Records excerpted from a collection

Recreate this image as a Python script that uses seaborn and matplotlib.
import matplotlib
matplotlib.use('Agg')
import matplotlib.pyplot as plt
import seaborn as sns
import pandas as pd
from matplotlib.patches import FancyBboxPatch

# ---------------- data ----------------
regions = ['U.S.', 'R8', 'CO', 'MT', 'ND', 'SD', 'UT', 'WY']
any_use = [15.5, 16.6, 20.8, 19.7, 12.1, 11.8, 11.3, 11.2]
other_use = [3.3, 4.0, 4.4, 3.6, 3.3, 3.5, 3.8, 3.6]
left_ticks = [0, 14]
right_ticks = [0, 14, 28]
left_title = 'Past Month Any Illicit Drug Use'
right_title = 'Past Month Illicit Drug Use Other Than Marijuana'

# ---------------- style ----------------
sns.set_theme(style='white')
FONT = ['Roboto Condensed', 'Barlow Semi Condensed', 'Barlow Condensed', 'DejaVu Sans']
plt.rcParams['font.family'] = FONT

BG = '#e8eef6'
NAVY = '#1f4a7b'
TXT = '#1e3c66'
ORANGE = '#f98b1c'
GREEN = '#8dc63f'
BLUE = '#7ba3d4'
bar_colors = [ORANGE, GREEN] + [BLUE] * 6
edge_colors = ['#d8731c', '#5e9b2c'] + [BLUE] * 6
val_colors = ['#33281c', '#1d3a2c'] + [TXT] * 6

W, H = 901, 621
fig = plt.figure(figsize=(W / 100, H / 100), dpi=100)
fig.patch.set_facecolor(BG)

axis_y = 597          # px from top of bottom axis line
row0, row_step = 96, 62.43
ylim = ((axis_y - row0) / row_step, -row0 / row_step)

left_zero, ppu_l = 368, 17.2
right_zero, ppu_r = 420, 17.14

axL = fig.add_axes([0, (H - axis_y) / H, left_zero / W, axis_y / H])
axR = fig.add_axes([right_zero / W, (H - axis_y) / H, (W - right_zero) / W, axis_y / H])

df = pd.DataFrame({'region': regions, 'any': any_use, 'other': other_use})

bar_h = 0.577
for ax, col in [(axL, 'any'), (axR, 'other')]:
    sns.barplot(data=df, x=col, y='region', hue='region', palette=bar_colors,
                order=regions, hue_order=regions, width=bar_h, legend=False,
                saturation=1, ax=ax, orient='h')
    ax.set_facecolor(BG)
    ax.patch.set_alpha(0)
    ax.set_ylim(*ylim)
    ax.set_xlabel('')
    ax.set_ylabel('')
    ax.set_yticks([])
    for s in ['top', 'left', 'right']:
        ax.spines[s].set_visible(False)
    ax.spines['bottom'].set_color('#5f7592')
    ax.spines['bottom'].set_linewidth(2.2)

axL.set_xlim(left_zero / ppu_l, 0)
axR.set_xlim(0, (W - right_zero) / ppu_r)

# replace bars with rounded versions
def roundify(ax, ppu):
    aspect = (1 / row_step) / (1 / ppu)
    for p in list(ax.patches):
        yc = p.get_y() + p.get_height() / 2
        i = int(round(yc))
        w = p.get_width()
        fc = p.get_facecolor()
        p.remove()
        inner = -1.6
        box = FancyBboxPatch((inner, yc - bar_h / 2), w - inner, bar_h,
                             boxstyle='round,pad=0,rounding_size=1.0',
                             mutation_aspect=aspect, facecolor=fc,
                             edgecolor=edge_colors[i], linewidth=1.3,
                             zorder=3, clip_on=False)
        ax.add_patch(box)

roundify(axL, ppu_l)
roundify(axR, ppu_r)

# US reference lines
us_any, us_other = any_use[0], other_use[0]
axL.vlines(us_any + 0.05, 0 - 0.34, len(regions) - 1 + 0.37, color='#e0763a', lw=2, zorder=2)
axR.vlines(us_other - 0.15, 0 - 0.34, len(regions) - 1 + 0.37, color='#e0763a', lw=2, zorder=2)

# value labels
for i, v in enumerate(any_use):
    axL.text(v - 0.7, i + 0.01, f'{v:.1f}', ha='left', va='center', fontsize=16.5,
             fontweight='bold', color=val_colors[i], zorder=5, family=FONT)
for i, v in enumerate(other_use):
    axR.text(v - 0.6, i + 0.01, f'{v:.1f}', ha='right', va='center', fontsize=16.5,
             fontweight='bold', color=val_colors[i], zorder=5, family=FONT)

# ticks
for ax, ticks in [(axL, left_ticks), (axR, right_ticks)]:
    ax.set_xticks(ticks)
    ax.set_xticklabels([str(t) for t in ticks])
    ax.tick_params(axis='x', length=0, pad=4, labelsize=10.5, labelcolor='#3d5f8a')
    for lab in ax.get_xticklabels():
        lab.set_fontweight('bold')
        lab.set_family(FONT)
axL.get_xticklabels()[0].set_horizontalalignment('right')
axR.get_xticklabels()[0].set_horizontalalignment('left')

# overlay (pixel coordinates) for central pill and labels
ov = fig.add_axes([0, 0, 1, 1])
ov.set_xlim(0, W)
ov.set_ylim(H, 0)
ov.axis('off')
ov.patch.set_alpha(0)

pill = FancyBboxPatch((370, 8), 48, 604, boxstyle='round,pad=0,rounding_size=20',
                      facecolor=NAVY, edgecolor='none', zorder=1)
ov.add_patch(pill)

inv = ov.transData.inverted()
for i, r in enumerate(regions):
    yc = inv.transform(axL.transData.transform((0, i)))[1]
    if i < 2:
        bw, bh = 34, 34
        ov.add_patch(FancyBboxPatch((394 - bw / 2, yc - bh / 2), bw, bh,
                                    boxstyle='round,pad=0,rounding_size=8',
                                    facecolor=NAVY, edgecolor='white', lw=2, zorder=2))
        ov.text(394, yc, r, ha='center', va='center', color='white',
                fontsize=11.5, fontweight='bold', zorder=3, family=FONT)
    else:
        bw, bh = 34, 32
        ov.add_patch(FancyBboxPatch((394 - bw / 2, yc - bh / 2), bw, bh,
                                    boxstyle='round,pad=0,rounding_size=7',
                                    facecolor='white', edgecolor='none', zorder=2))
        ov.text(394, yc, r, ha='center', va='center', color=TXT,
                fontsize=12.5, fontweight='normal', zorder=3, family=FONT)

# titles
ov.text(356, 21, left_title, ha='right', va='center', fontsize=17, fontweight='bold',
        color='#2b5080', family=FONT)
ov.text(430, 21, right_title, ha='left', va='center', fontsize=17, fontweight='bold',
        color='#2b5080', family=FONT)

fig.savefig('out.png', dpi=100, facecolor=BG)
---
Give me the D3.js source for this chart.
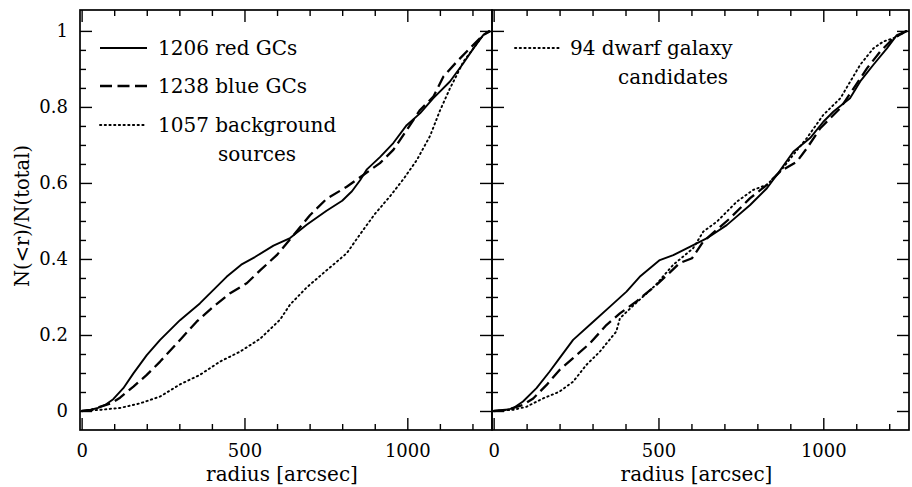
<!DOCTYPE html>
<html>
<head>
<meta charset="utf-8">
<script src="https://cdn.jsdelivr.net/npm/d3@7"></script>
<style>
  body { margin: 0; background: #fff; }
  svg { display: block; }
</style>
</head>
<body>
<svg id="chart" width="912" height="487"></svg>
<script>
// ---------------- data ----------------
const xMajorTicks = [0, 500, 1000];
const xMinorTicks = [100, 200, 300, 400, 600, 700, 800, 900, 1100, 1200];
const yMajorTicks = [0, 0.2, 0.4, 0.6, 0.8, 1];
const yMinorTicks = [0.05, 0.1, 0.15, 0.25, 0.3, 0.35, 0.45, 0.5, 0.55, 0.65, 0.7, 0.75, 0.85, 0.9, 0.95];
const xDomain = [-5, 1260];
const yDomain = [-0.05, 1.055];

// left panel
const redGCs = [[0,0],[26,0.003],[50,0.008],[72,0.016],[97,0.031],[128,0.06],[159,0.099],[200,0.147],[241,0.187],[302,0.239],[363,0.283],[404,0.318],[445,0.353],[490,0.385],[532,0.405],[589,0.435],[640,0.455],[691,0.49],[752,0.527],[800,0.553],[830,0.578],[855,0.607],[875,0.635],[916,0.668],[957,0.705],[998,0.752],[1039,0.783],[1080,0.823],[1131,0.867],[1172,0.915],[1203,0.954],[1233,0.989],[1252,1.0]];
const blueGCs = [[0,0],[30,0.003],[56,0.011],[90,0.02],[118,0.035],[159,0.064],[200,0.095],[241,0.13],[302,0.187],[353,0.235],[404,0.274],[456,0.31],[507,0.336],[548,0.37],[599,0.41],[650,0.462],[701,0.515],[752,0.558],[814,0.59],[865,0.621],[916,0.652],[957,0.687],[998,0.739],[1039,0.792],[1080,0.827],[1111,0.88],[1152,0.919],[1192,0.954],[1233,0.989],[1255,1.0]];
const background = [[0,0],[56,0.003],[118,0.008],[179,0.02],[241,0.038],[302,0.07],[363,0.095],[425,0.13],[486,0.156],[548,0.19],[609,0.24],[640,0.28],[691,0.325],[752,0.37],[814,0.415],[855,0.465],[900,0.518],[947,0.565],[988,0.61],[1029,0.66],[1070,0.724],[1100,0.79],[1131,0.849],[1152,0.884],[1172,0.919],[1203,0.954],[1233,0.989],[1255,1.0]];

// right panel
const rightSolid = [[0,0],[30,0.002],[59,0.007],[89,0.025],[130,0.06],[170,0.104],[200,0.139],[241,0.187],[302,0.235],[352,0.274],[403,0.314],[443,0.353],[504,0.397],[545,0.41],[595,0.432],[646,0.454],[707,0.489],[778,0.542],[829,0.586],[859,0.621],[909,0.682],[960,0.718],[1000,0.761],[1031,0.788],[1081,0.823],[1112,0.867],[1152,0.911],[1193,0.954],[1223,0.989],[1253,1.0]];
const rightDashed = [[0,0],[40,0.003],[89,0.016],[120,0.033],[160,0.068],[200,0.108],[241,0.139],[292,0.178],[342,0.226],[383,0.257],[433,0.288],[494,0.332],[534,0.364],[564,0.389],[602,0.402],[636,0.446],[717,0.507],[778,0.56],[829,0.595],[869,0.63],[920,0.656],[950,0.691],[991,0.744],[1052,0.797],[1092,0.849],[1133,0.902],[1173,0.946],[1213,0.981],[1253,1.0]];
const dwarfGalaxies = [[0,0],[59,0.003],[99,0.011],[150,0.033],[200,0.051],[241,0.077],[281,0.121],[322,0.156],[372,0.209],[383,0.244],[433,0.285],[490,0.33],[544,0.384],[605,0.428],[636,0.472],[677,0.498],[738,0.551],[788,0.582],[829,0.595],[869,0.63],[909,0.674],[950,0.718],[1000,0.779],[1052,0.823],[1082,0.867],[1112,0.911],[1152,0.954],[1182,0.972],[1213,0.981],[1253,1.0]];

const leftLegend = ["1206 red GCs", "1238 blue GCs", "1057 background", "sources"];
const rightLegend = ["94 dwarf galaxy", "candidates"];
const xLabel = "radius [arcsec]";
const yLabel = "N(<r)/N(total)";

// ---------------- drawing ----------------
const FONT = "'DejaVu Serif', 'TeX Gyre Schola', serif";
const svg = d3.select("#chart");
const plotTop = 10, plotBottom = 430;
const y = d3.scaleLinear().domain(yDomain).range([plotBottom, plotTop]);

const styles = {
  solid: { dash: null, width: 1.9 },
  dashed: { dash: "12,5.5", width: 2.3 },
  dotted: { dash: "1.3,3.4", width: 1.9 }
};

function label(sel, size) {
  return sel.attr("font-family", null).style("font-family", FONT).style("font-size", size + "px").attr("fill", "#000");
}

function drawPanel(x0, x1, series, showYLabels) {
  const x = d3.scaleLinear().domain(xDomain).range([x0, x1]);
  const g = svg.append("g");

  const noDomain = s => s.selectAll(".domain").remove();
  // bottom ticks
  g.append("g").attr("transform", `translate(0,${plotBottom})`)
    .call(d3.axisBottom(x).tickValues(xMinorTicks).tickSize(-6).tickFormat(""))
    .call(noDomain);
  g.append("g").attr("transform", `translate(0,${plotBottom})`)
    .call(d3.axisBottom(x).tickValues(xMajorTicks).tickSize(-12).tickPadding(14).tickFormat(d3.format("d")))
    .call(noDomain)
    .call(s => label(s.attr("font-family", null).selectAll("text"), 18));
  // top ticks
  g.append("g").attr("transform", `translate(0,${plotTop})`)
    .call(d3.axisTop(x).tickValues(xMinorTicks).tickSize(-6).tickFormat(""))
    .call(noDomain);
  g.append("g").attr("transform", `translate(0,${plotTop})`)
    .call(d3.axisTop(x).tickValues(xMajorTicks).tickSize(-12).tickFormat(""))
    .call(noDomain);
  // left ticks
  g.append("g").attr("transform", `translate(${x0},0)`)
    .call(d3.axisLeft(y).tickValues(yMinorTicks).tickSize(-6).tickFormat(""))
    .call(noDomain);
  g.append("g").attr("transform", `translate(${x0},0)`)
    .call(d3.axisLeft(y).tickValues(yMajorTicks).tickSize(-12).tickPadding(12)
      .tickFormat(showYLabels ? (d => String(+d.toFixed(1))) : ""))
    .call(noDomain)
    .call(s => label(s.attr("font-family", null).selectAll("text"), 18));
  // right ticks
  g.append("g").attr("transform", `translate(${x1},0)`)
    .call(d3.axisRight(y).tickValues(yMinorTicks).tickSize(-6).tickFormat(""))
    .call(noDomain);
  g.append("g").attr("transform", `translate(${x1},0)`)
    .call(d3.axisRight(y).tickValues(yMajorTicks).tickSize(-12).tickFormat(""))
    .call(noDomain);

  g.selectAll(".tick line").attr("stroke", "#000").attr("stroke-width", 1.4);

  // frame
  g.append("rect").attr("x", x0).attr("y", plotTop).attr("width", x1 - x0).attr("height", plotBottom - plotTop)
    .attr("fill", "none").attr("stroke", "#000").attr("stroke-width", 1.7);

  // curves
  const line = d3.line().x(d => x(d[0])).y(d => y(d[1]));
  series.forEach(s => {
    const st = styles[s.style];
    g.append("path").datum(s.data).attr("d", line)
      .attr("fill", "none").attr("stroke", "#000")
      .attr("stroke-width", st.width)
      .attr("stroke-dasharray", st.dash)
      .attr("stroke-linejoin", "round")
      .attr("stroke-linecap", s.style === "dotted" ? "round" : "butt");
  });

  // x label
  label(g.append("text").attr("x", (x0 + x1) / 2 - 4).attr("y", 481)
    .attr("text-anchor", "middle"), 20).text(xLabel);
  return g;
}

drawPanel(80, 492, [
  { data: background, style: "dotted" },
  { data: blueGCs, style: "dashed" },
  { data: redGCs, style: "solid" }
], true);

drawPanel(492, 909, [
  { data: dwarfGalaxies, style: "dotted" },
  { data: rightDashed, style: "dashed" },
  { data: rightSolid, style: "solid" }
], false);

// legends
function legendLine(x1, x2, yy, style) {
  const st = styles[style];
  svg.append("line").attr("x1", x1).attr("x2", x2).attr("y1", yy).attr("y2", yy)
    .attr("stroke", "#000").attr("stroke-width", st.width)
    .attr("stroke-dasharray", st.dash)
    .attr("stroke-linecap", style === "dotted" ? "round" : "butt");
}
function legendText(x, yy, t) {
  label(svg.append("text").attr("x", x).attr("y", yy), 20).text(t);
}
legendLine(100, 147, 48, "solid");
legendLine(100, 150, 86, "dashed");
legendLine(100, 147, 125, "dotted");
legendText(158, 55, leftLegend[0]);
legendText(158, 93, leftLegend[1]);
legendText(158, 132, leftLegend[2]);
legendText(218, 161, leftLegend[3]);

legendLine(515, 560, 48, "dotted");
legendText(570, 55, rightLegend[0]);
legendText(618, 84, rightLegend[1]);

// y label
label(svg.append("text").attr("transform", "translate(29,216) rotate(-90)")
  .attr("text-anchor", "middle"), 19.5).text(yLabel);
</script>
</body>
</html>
---
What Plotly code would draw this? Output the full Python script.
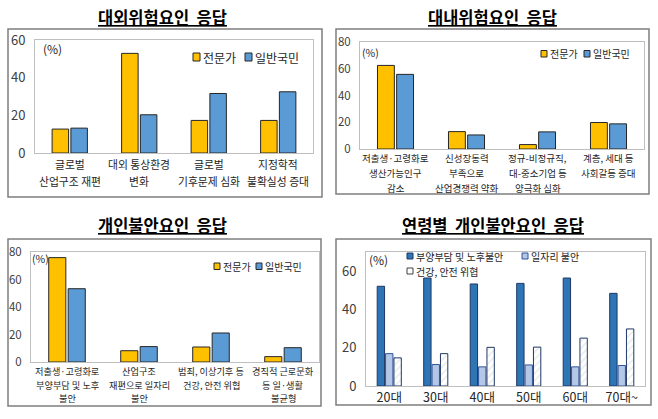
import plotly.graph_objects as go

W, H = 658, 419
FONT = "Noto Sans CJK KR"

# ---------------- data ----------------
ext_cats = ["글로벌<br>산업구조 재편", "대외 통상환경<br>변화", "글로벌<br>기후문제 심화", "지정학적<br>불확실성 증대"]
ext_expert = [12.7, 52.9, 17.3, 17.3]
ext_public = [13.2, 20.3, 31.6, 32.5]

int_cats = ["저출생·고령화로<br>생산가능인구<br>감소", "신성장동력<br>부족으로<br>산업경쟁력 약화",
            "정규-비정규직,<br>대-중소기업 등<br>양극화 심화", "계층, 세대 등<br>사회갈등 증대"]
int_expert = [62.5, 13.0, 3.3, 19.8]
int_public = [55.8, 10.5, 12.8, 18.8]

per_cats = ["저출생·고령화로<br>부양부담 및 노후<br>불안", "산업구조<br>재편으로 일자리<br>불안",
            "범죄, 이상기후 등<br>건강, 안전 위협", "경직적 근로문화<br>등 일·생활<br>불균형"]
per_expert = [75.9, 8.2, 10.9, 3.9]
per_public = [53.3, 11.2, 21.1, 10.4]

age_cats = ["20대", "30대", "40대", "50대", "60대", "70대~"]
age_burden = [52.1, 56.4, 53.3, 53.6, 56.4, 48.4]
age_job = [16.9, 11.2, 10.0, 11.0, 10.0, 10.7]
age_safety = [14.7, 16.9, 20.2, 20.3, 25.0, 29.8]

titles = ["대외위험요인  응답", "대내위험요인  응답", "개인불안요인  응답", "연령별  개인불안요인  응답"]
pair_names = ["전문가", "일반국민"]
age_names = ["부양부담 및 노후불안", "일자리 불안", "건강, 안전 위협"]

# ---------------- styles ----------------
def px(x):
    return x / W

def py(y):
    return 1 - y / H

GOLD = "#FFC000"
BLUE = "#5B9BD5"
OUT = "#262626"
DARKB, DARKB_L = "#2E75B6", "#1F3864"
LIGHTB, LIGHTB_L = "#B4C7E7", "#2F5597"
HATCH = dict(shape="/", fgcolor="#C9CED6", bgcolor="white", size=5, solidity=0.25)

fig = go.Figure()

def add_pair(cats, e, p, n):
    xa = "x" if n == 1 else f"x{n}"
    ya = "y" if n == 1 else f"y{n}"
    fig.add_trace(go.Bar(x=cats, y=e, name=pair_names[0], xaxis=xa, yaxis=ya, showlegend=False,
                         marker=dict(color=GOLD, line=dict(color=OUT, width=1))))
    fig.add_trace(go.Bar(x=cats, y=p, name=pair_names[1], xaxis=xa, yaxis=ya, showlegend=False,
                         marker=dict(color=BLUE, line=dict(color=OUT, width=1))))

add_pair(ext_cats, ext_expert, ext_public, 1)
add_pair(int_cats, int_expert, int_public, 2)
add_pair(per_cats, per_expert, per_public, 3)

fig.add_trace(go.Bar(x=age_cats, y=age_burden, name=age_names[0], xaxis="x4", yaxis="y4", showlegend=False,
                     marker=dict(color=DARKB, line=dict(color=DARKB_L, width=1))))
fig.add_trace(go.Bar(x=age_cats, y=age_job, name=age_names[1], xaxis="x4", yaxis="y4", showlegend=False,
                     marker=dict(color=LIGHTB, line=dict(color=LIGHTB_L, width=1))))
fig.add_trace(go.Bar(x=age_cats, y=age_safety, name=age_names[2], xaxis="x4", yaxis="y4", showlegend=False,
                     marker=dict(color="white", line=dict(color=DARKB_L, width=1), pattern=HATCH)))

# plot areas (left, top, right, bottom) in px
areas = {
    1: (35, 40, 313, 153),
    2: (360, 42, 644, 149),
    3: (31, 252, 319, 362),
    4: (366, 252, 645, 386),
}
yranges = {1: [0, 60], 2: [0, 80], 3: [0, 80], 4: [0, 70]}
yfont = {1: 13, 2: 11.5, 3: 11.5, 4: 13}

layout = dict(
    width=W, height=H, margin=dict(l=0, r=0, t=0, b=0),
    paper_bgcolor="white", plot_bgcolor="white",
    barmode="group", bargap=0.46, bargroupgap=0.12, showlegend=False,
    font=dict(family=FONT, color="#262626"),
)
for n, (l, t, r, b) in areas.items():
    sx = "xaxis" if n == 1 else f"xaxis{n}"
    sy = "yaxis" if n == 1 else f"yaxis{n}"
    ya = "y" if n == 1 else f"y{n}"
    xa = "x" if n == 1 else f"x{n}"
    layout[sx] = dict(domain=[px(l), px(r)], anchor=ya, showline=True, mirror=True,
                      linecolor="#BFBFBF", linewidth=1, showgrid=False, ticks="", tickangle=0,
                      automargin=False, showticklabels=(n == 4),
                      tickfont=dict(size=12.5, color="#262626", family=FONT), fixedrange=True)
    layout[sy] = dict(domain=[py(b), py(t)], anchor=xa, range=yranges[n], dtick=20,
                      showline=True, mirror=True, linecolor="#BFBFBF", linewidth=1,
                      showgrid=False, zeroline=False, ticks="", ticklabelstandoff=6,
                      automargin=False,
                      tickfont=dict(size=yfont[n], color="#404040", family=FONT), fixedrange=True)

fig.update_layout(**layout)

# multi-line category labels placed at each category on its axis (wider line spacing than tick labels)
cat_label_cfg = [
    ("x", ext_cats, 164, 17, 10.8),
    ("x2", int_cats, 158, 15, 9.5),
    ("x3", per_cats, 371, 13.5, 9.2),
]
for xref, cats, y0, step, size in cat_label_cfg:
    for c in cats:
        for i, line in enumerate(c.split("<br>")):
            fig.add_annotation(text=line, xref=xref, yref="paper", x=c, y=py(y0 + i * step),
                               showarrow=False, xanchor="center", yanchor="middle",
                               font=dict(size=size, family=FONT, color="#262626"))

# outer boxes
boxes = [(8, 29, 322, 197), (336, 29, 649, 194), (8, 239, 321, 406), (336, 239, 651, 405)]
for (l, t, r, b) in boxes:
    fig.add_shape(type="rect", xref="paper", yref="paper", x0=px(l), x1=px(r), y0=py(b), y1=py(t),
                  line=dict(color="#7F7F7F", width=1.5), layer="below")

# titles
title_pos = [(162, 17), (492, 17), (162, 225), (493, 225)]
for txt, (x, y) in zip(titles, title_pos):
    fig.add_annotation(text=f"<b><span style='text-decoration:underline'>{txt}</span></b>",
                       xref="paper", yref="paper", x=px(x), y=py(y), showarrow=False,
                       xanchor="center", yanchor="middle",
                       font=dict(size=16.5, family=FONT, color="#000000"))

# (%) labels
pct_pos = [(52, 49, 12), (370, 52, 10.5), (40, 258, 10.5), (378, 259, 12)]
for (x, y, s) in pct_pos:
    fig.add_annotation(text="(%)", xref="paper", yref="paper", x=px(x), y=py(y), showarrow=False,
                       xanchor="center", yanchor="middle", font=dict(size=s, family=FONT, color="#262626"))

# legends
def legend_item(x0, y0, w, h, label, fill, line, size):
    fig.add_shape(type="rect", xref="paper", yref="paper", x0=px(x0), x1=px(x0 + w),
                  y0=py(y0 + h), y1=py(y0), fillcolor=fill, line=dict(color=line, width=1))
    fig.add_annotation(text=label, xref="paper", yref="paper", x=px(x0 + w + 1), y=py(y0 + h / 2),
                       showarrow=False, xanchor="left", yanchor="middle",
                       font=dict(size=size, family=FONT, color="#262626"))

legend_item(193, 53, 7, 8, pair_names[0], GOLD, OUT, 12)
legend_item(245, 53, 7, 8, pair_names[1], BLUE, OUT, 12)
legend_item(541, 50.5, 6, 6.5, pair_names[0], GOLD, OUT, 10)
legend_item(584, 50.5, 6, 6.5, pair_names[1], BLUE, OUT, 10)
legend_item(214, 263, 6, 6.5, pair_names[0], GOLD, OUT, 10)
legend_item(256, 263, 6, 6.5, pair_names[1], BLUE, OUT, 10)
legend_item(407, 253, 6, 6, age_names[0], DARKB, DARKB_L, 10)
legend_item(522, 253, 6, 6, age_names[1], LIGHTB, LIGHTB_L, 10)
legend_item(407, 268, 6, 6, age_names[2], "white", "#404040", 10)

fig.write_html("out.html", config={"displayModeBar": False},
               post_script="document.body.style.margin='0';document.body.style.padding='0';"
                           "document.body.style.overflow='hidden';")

**EXERCISE PROMPT**
Make an exact copy of only the lines from the one with "What Plotly code" through the one with "age_safety = [14.7, 16.9, 20.2, 20.3, 25.0, 29.8]". Pictures don't belong in it.

**RESULT OF THIS TASK**
What Plotly code would draw this? Output the full Python script.
import plotly.graph_objects as go

W, H = 658, 419
FONT = "Noto Sans CJK KR"

# ---------------- data ----------------
ext_cats = ["글로벌<br>산업구조 재편", "대외 통상환경<br>변화", "글로벌<br>기후문제 심화", "지정학적<br>불확실성 증대"]
ext_expert = [12.7, 52.9, 17.3, 17.3]
ext_public = [13.2, 20.3, 31.6, 32.5]

int_cats = ["저출생·고령화로<br>생산가능인구<br>감소", "신성장동력<br>부족으로<br>산업경쟁력 약화",
            "정규-비정규직,<br>대-중소기업 등<br>양극화 심화", "계층, 세대 등<br>사회갈등 증대"]
int_expert = [62.5, 13.0, 3.3, 19.8]
int_public = [55.8, 10.5, 12.8, 18.8]

per_cats = ["저출생·고령화로<br>부양부담 및 노후<br>불안", "산업구조<br>재편으로 일자리<br>불안",
            "범죄, 이상기후 등<br>건강, 안전 위협", "경직적 근로문화<br>등 일·생활<br>불균형"]
per_expert = [75.9, 8.2, 10.9, 3.9]
per_public = [53.3, 11.2, 21.1, 10.4]

age_cats = ["20대", "30대", "40대", "50대", "60대", "70대~"]
age_burden = [52.1, 56.4, 53.3, 53.6, 56.4, 48.4]
age_job = [16.9, 11.2, 10.0, 11.0, 10.0, 10.7]
age_safety = [14.7, 16.9, 20.2, 20.3, 25.0, 29.8]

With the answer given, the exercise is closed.